Morra handpicks much of the product himself, and sources everything he can from Canadian farmers and producers. In keeping with Woodlot’s well-known love affair with mushrooms, the new roasted oyster mushrooms dish ($15) is a triumph, where roasted oyster mushrooms coated with breadcrumbs, grainy mustard, and Ontario honey are draped over a roasted kale and beluga lentil salad.

One of Morra’s focal points for the menu is a diverse group of impeccable pastas, and the ravioli doppio ($23) is served with taleggio cheese celeriac, roasted hazelnuts, tart grapes, brown butter, and herbs.

The tortellini ($25) hosts Italian mortadella, ricotta, parmigiano, and a cream sauce sourced from Sheldon Creek Dairy in Ontario. The dish is finished off with Sicilian olive oil and packs an impressive amount of flavour.

The lorighittas ($27) feature beautifully braided pasta rope with BC side striped shrimp in a manilla clam butter with preserved lemon and espelette pepper.

A variety of pizzas on Woodlot’s signature sourdough bread come out of the wood-fired oven every day, including the popular escarole pizza ($16) with ricotta, capers, Ontario honey, garlic, and black pepper.

The Drinks

The lavender whiskey sour ($14) is light and addicting, with Evan William’s bourbon, lavender syrup made in house, and lemon.

No visit to Woodlot is complete without a glass or two of wine, and the team is continuing to feature vintners they’re passionate about.
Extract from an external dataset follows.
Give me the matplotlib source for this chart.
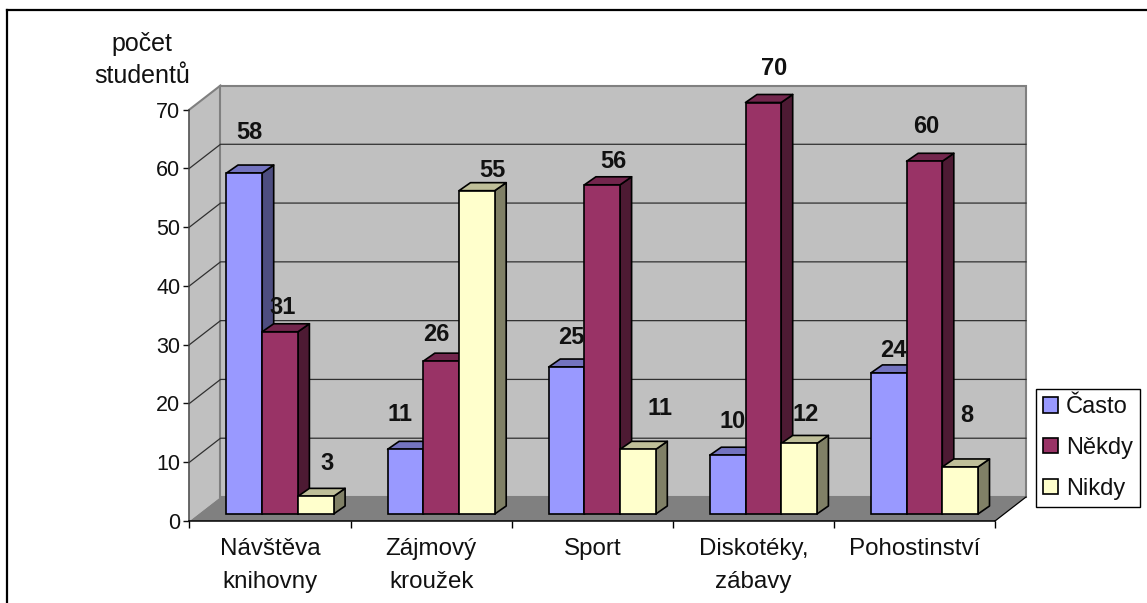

The Pearl Morissette Cuvée Metis (2017) Niagra chardonnay ($78/bottle) pairs beautifully with the meat-forward dishes, and the Foradori Teroldego (2018) Alto Adige Italy ($85/bottle) is a perfect red to pair with a pizza.

The Space

While Woodlot is small, it's not crowded, and the upstairs loft seats between 30-35. The main floor hosts the harvest table which seats up to 10, and patrons there have a front-row seat to the kitchen and wood-fired oven. 

The brick walls and few decorative accents make the space feel cosy and romantic, but the lighting and general atmosphere is brighter than in the past. In the summer, the front patio nearly doubles the capacity, which will make it easier to snag a table at the last minute.

“We’ve had a lot of guests share many magical moments with us over the years,” says Terry. “That commitment to providing something truly special is not going anywhere. We’re a small, passionate team, and we’re so excited for the next 10 years ahead of us.”